A former Republican who began shifting to progressivism in his 20s, Uygur, 47, fully embraced the Left in 2003 in opposition to the U.S. invasion of Iraq. Having debated conservative icons Ann Coulter and Dinesh D’Souza at the prior Politicons, he said he has learned the “conservative bag of tricks.”
“Half the debate is spent explaining how they do propaganda, and a classic trick is to cite a stat that sounds factual, sounds like intelligence and truth but is grossly misleading,” said Uygur. “A classic one is ‘debt went up dramatically under Obama,’ but leaving out how much a deficit Bush left him and how much he brought it down each year.

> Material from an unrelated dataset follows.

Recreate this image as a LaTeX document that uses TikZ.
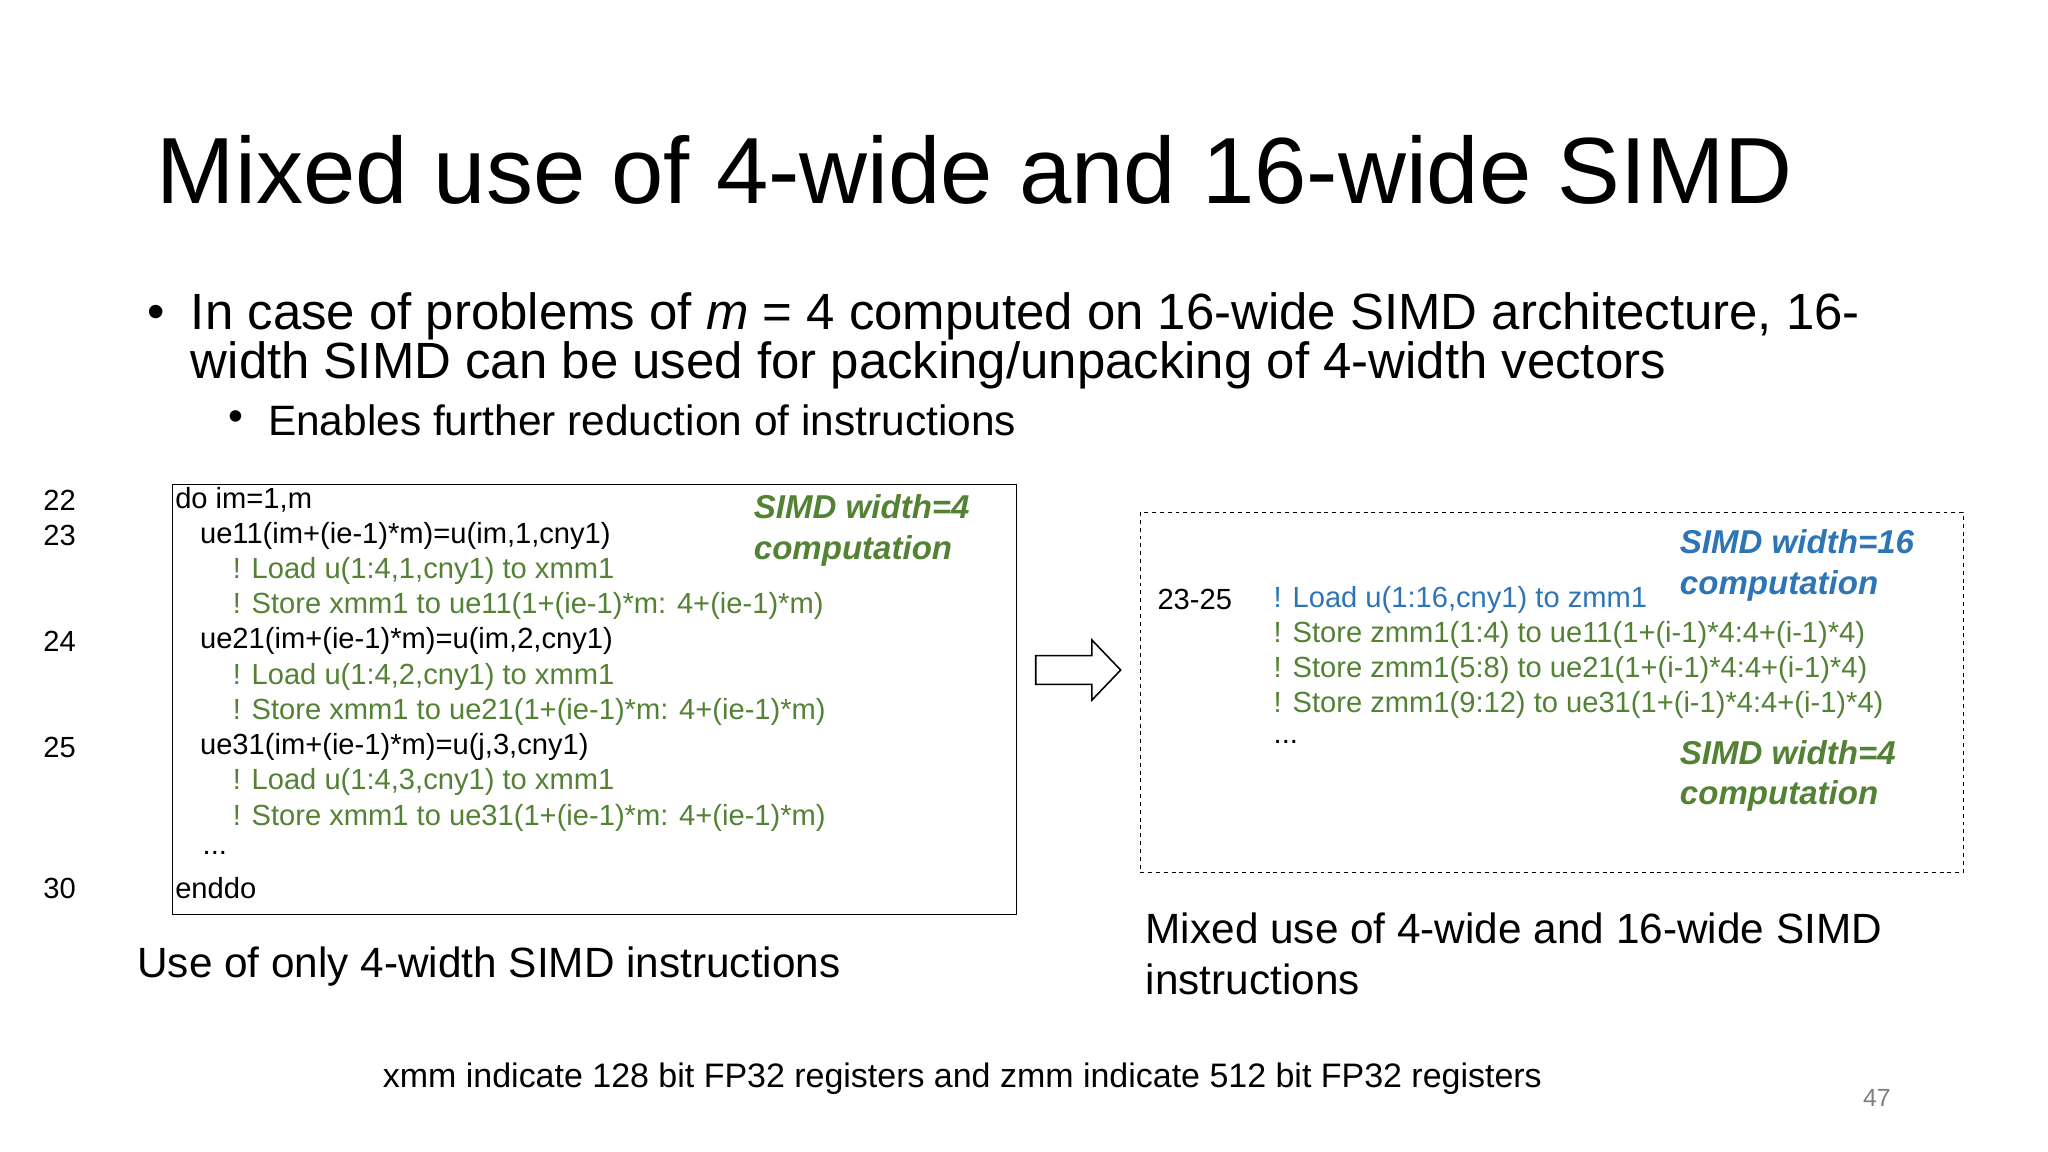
\documentclass[tikz,border=0pt]{standalone}
\usepackage{fontspec}
\setmainfont{Liberation Sans}
\definecolor{cg}{HTML}{548235}
\definecolor{cb}{HTML}{2E75B6}
\begin{document}
\begin{tikzpicture}[x=1pt,y=-1pt,
  t/.style={anchor=west,inner sep=0pt},
  code/.style={t,font=\fontsize{22.3}{25}\selectfont},
  gc/.style={code,text=cg},
  bc/.style={code,text=cb},
  lab/.style={t,font=\fontsize{25.3}{31}\selectfont\bfseries\itshape,align=left}]
\useasboundingbox[fill=white] (0,0) rectangle (1568,882);
\node[t,font=\fontsize{72}{80}\selectfont] (title) at (120,130) {Mixed use of 4-wide and 16-wide SIMD};
\node[t,font=\fontsize{38}{38}\selectfont] (b1) at (113,243) {•};
\node[t,font=\fontsize{39}{38}\selectfont,align=left] (b1t) at (146,261) {In case of problems of \textit{m} = 4 computed on 16-wide SIMD architecture, 16-\\width SIMD can be used for packing/unpacking of 4-width vectors};
\node[t,font=\fontsize{32.5}{34}\selectfont] (b2) at (175,322) {•};
\node[t,font=\fontsize{32.5}{34}\selectfont] (b2t) at (205,322) {Enables further reduction of instructions};
\draw[line width=0.8pt] (132,371) rectangle (778,700);
\foreach \n/\y in {22/383,23/410,24/491,25/572,30/680} \node[code] (n\n) at (33,\y) {\n};
\node[code] (l1) at (134,383) {do im=1,m};
\node[code] (l2) at (153,410) {ue11(im+(ie-1)*m)=u(im,1,cny1)};
\node[gc] (l3) at (178,437) {! Load u(1:4,1,cny1) to xmm1};
\node[gc] (l4) at (178,464) {! Store xmm1 to ue11(1+(ie-1)*m: 4+(ie-1)*m)};
\node[code] (l5) at (153,491) {ue21(im+(ie-1)*m)=u(im,2,cny1)};
\node[gc] (l6) at (178,518) {! Load u(1:4,2,cny1) to xmm1};
\node[gc] (l7) at (178,545) {! Store xmm1 to ue21(1+(ie-1)*m: 4+(ie-1)*m)};
\node[code] (l8) at (153,572) {ue31(im+(ie-1)*m)=u(j,3,cny1)};
\node[gc] (l9) at (178,599) {! Load u(1:4,3,cny1) to xmm1};
\node[gc] (l10) at (178,626) {! Store xmm1 to ue31(1+(ie-1)*m: 4+(ie-1)*m)};
\node[code] (l11) at (155,653) {...};
\node[code] (l12) at (134,680) {enddo};
\node[lab,text=cg] (g1) at (577,406) {SIMD width=4\\computation};
\draw[line width=1.2pt,line join=miter] (793,502) -- (836,502) -- (836,490) -- (858,513) -- (836,536) -- (836,524) -- (793,524) -- cycle;
\draw[dashed,line width=0.7pt] (873,392) rectangle (1503,668);
\node[code] (r0) at (886,459) {23-25};
\node[bc] (r1) at (975,459) {! Load u(1:16,cny1) to zmm1};
\node[gc] (r2) at (975,486) {! Store zmm1(1:4) to ue11(1+(i-1)*4:4+(i-1)*4)};
\node[gc] (r3) at (975,513) {! Store zmm1(5:8) to ue21(1+(i-1)*4:4+(i-1)*4)};
\node[gc] (r4) at (975,540) {! Store zmm1(9:12) to ue31(1+(i-1)*4:4+(i-1)*4)};
\node[code] (r5) at (975,568) {...};
\node[lab,text=cb] (bl) at (1286,433) {SIMD width=16\\computation};
\node[lab,text=cg] (g2) at (1286,594) {SIMD width=4\\computation};
\node[t,font=\fontsize{32.4}{39}\selectfont] (c1) at (105,740) {Use of only 4-width SIMD instructions};
\node[t,font=\fontsize{32.4}{39}\selectfont,align=left] (c2) at (877,730) {Mixed use of 4-wide and 16-wide SIMD\\instructions};
\node[t,font=\fontsize{26}{28}\selectfont] (foot) at (293,826) {xmm indicate 128 bit FP32 registers and zmm indicate 512 bit FP32 registers};
\node[inner sep=0pt,font=\fontsize{19}{22}\selectfont,text=gray] (pg) at (1437,841) {47};
\end{tikzpicture}
\end{document}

You leave out a bunch of facts about the debt and make it sound worse. Shapiro’s bread and butter is cutesy tricks like that.”
Aside from Atamanuik, other prime comedy figures appearing at Politicon include Chelsea Handler, Greg Proops, Al Madrigal and “Daily Show” founder Lizz Winstead. One particularly busy comic is “Daily Show” correspondent Roy Wood, Jr., who will be a guest on a live taping of “The Adam Carolla Podcast,” speak in a panel on marijuana legalization called “Weed Nation” and perform at the Sunday night finale show of comics at the Pasadena Civic Auditorium.
“I think if you can laugh at each other, then anything else is possible,” says Wood, Jr. “I’m hoping that come Monday morning when it’s over, all the attendees leave with a better sense of understanding about where they stand on issues and why they feel that way.
“Now everything seems so entrenched – even outside of politics you’re forced to choose white or black, lactose or no lactose, gluten or gluten-free, and I’m hoping for greater understanding, not just for attendees but for everyone on the panels and holding a microphone too,” he continues. “A lot of us work in echo chambers, though we try not to. It does not hurt to address someone with a different view than you.”
Politicon takes place from 11 a.m. to 9 p.m. Saturday and Sunday at the Pasadena Convention Center, 300 E. Green St., Pasadena. Tickets are $50 to $300. Visit politicon.com.